В первый раз в своей жизни Наполеон отступил от ждавшей его генеральной

битвы. В первый раз за эту кровавую русскую кампанию он повернулся спиной к

русской армии, решился перейти из позиции преследующего в позицию

преследуемого. Истинное отступление великой армии началось не 19 октября,

когда Наполеон вывел ее из Москвы и повел на Калугу, а вечером 24 октября,

когда он решил отказаться от Калуги и отступить назад, к Боровску.

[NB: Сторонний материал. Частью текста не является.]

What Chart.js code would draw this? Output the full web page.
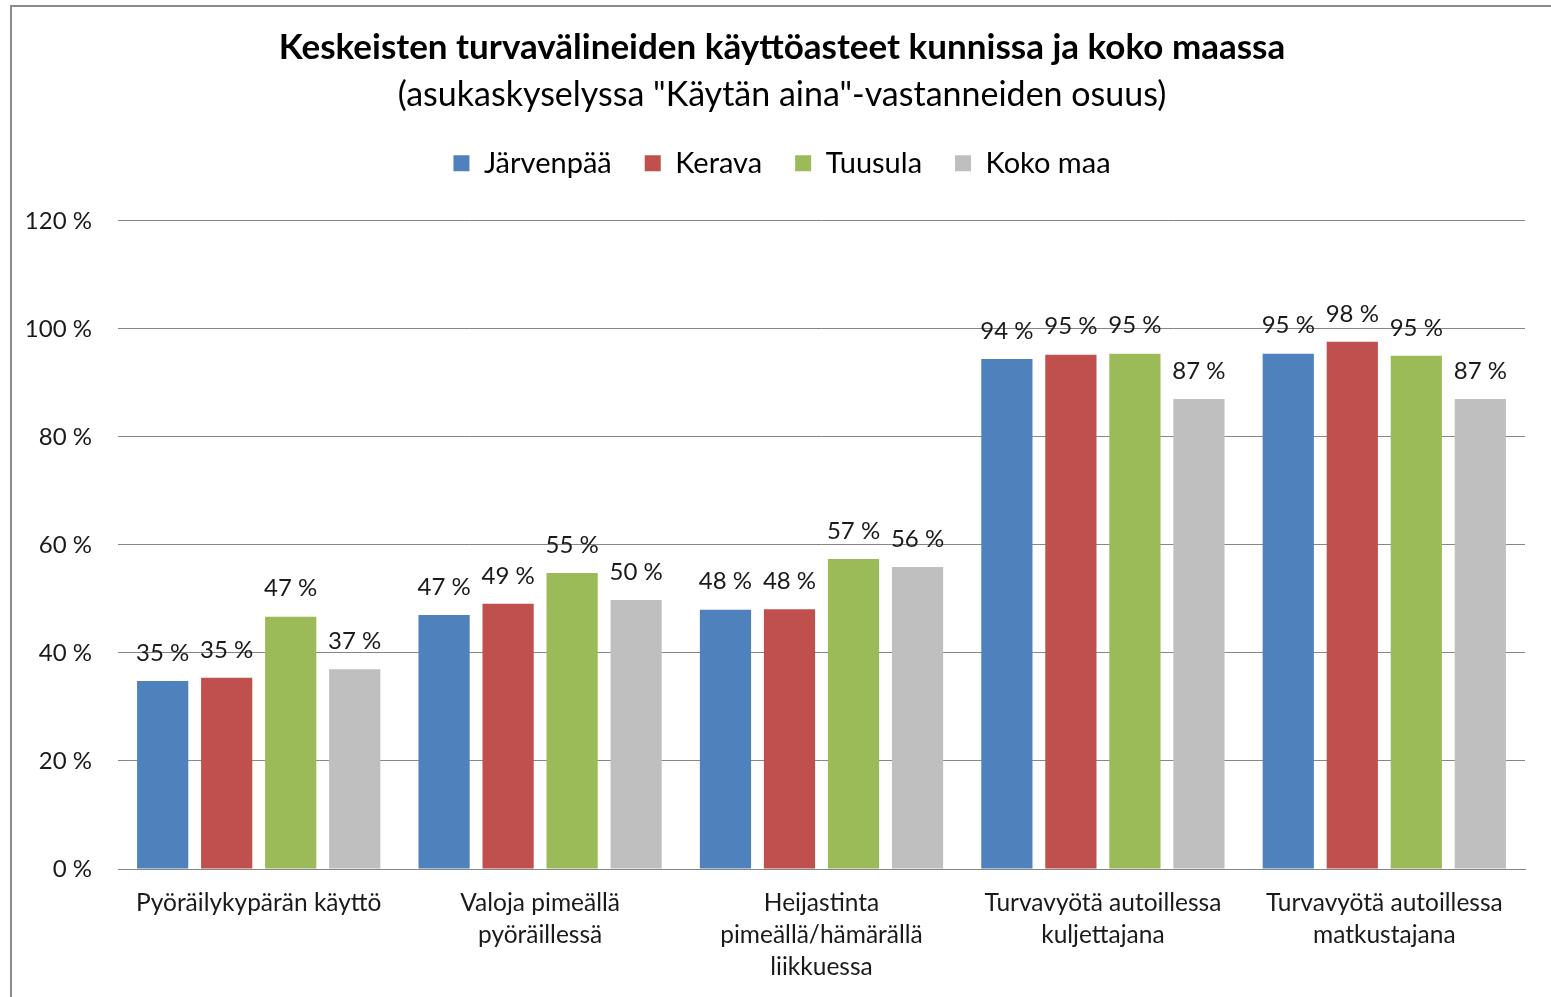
<!DOCTYPE html>
<html><head><meta charset="utf-8">
<script src="https://cdn.jsdelivr.net/npm/chart.js@4"></script>
<style>
html,body{margin:0;padding:0;background:#fff;}
#wrap{position:absolute;left:0;top:0;width:1551px;height:997px;overflow:hidden;}
#frame{position:absolute;left:10px;top:5px;width:1560px;height:1000px;border-left:2px solid #8a8a8a;border-top:2px solid #8a8a8a;pointer-events:none;}
canvas{position:absolute;left:0;top:0;}
</style></head>
<body>
<div id="wrap"><canvas id="c" width="1551" height="997"></canvas><div id="frame"></div></div>
<script>
const categories = [
  "Pyöräilykypärän käyttö",
  ["Valoja pimeällä", "pyöräillessä"],
  ["Heijastinta", "pimeällä/hämärällä", "liikkuessa"],
  ["Turvavyötä autoillessa", "kuljettajana"],
  ["Turvavyötä autoillessa", "matkustajana"]
];
const seriesNames = ["Järvenpää", "Kerava", "Tuusula", "Koko maa"];
const jarvenpaa = [34.8, 47.0, 48.0, 94.4, 95.4];
const kerava    = [35.4, 49.1, 48.1, 95.2, 97.6];
const tuusula   = [46.7, 54.8, 57.4, 95.4, 95.0];
const kokoMaa   = [37.0, 49.8, 55.9, 87.0, 87.0];
const yTicks = [0, 20, 40, 60, 80, 100, 120];
const colors = ["#4F81BD", "#C0504D", "#9BBB59", "#BFBFBF"];
const FONT = "Lato, 'Open Sans', sans-serif";

const labelPlugin = {
  id: 'barLabels',
  afterDatasetsDraw(chart) {
    const ctx = chart.ctx;
    ctx.save();
    ctx.font = "24px " + FONT;
    ctx.fillStyle = "#1a1a1a";
    ctx.textAlign = "center";
    ctx.textBaseline = "middle";
    chart.data.datasets.forEach((ds, i) => {
      const meta = chart.getDatasetMeta(i);
      meta.data.forEach((el, j) => {
        ctx.fillText(Math.round(ds.data[j]) + " %", el.x, el.y - 28);
      });
    });
    ctx.restore();
  }
};

const spacerPlugin = {
  id: 'spacer',
  beforeInit(chart) {
    const box = {
      position: 'top', weight: 100, fullSize: true, options: {},
      top: 0, left: 0, bottom: 0, right: 0, width: 0, height: 0,
      update(maxW) { this.width = maxW; this.height = 33; },
      isHorizontal() { return true; },
      draw() {}
    };
    Chart.layouts.addBox(chart, box);
  }
};

new Chart(document.getElementById('c'), {
  type: 'bar',
  data: {
    labels: categories,
    datasets: [jarvenpaa, kerava, tuusula, kokoMaa].map((d, i) => ({
      label: seriesNames[i], data: d, backgroundColor: colors[i],
      categoryPercentage: 0.91, barPercentage: 0.8
    }))
  },
  options: {
    responsive: false, animation: false,
    layout: { padding: { left: 20, right: 7, top: 10, bottom: 0 } },
    plugins: {
      title: { display: true, text: "Keskeisten turvavälineiden käyttöasteet kunnissa ja koko maassa",
        font: { family: FONT, size: 35, weight: 'bold' }, color: "#000", padding: { top: 17, bottom: 0 } },
      subtitle: { display: true, text: '(asukaskyselyssa "Käytän aina"-vastanneiden osuus)',
        font: { family: FONT, size: 34 }, color: "#000", padding: { top: 6, bottom: 0 } },
      legend: { display: true, labels: { boxWidth: 16, boxHeight: 16, font: { family: FONT, size: 29 }, color: "#000", padding: 33 } },
      tooltip: { enabled: false }
    },
    scales: {
      x: {
        grid: { display: false, drawTicks: false },
        border: { display: true, color: "#868686", width: 1 },
        ticks: { font: { family: FONT, size: 24.5, lineHeight: 1.306 }, color: "#1a1a1a", padding: 18, maxRotation: 0, autoSkip: false },
        afterFit(s) { s.height = 128; }
      },
      y: {
        min: 0, max: 120,
        afterBuildTicks(s) { s.ticks = yTicks.map(v => ({ value: v })); },
        grid: { color: "#868686", lineWidth: 1, drawTicks: false },
        border: { display: false },
        ticks: { font: { family: FONT, size: 24 }, color: "#1a1a1a", padding: 26, callback: v => v + " %" },
        afterFit(s) { s.width = 98; }
      },
      yRight: {
        display: true, position: 'right', min: 0, max: 120,
        grid: { display: false, drawTicks: false },
        border: { display: false },
        ticks: { display: false },
        afterFit(s) { s.width = 19; }
      }
    }
  },
  plugins: [labelPlugin, spacerPlugin]
});
</script>
</body></html>
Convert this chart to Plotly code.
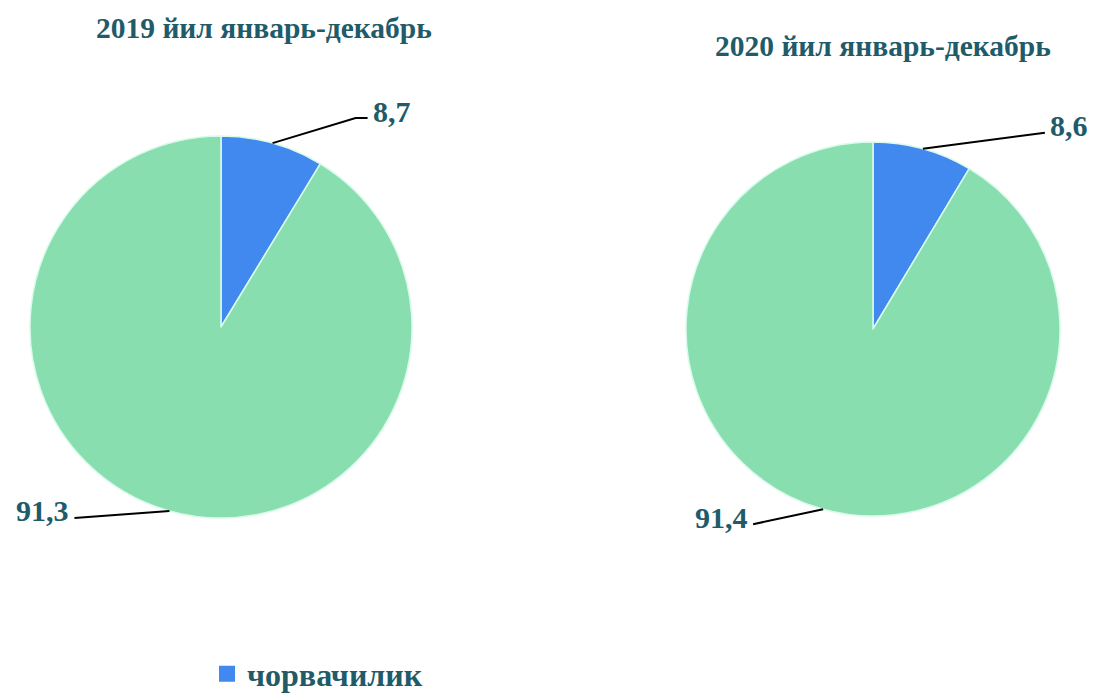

Одну подробность мы должны при этом отметить. В другом месте этой работы я

приводил свидетельство о тамбовских крестьянах, плясавших от радости, что

их забирают в солдаты и посылают сражаться с ненавистным вторгнувшимся

врагом, а вот нелицеприятное показание маршала Бессьера о том, как эти

взятые вчера от сохи новобранцы сражались против наполеоновской армии; это

мнение он высказал именно тут, на военном совете, вечером в избе, откуда

виден был горевший еще Малоярославец и где Наполеон молча выслушивал мнения

собранных им маршалов. Бессьер настаивал на невозможности атаковать

Кутузова в занятой им позиции: "И какая позиция? Только что мы узнали ее

силу. И против каких врагов? Разве мы не видели вчерашнего поля битвы,

разве не заметили, с какой яростью русские рекруты, еле вооруженные, едва

одетые, шли там на смерть!" Бессьер решительно советовал отступить, не

принимать боя со всей армией Кутузова, загородившей путь от Малоярославца к

Калуге.

Наполеон последовал его совету. 25 октября на рассвете император поехал

верхом к Малоярославцу. С ним была небольшая свита: маршал Бертье, генерал

Рапп, несколько офицеров. Вдруг показался, летя в карьер прямо на Наполеона

и его свиту, отряд казаков с копьями наперевес. С криком "ура!" они

налетели на эту кучку всадников. Эти их крики и спасли Наполеона от

неминуемой смерти или плена: его свита сначала издали не разглядела, кто

это мчится на них, и приняли казаков за эскадрон французской кавалерии, и

только крик казаков вывел ее из заблуждения. Человек 25 офицеров свиты

сгрудились вокруг императора. Один казак налетел уже на Раппа и с размаху

пронзил копьем лошадь генерала, но тут подоспели два французских эскадрона,

и казаки повернули обратно, бросились на часть французского лагеря, а

затем, увлекая за собой нескольких лошадей французской артиллерии, скрылись

в лесу.

Наполеон казался вполне спокойным перед случайно избегнутой страшной

опасностью. Он проехал в Малоярославец. Город был в развалинах, на улицах

валялись обуглившиеся трупы нескольких тысяч людей. Это были жители

Малоярославца, русские и французские раненые, живьем сгоревшие накануне при

общем пожаре города. Малоярославец все еще горел в разных местах. Наполеон

повернул из города в лагерь. Французской армии было велено сворачивать

обратно на старую Калужскую дорогу, откуда она только что пришла. Вечером

Наполеон призвал доктора Ювана и приказал ему изготовить и вручить

немедленно ему, императору, флакон с ядом. Налет казаков был учтен

Наполеоном. С этого момента император не расставался с флаконом: попасть в

плен живым отныне уже более не грозило ему.

3

Наполеон отступал от Малоярославца на Боровск, Верею, Можайск. На этот раз

он приказывал забирать у населения решительно все, что может пригодиться в

походе, и беспощадно сжигать города, села и деревни, через которые будет

отступать его армия. Правда, после первого прохождения по этим местам

русской и следовавшей за ней наполеоновской армии сжигать там осталось

очень мало, хотя, например, Боровск оказался уцелевшим. После того как

Наполеон вышел из этого города в Верею, Боровск был сожжен до основания. Та

же участь постигла Верею, где Наполеон имел лишь краткую стоянку. Тут, в

Верее, он соединился с вышедшим из Москвы маршалом Мортье. Мортье привел с

собой 8 тысяч солдат, из которых всего 2 тысячи сидели на лошадях, хотя

почти весь этот отряд состоял из кавалеристов.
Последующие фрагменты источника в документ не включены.